4. How does a chain router choose the best route?

It may compare fees, slippage, settlement time, available liquidity, destination asset type, and security assumptions.

5. Are chain routers safe?

Safety depends on the underlying bridges, validators, relayers, contracts, and route logic. A chain router is not automatically safe just because it simplifies the process.

6. What is the difference between a wrapped asset and a canonical asset?

A wrapped asset is a representation of another asset on a different chain. A canonical asset is the officially recognized version for a given chain or protocol context.

7. What do bridge validators and bridge relayers do?

Bridge validators attest that an event should be recognized cross-chain. Bridge relayers carry messages or proofs between chains.

8. Does IBC use chain routing?

IBC is an interoperability protocol, not a generic chain router itself. However, systems can build routing logic on top of IBC-supported paths.

9. Can a chain router help with cross-chain swaps?

Yes.

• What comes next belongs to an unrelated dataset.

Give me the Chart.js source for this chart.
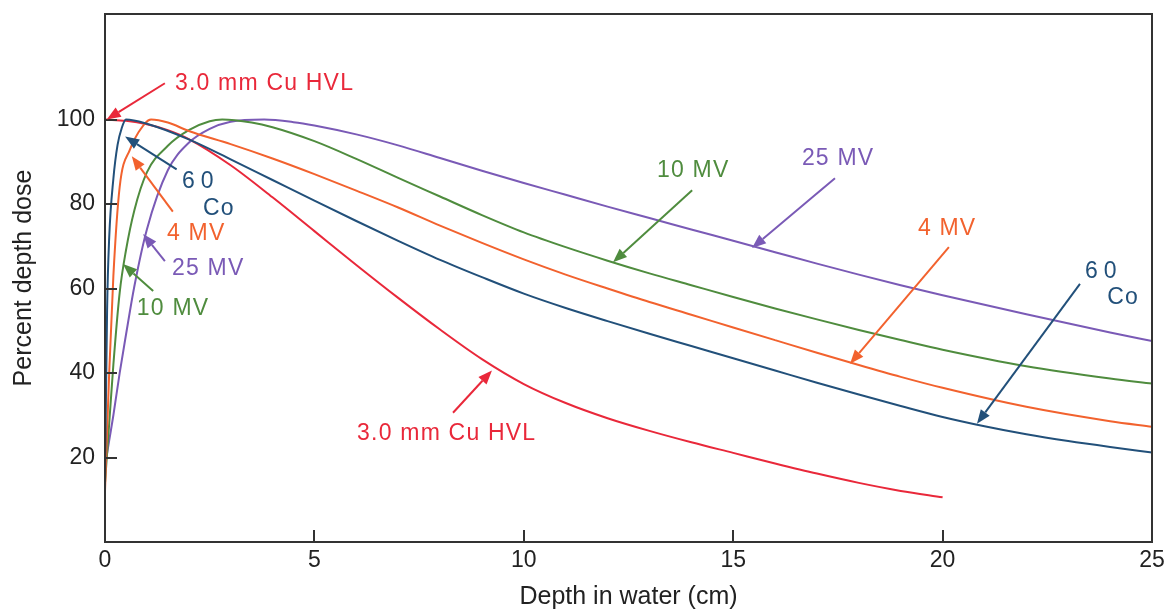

A chain router can combine a bridge route with a swap route so users end up with the asset they need on the destination chain.

10. What should developers check before integrating a chain router?

Developers should review trust assumptions, message verification, replay protection, failure handling, key management, audits, and upgrade controls.

Key Takeaways

• A chain router helps decide and coordinate how assets or messages move across blockchains.
• It is not the same thing as a cross-chain bridge; it often sits above bridges and liquidity networks.
• Chain routers can support token transfers, cross-chain messaging, cross-chain swaps, and chain abstraction.
• The route chosen may involve wrapped assets, canonical assets, liquidity networks, or different bridge models.
• Security depends on the full stack: contracts, validators, relayers, proofs, keys, and upgrade controls.
• Better UX does not remove trust assumptions.
• Developers should treat routing logic as critical infrastructure, not just a convenience feature.
• Users should always verify what asset will arrive, how settlement works, and what risks they are accepting.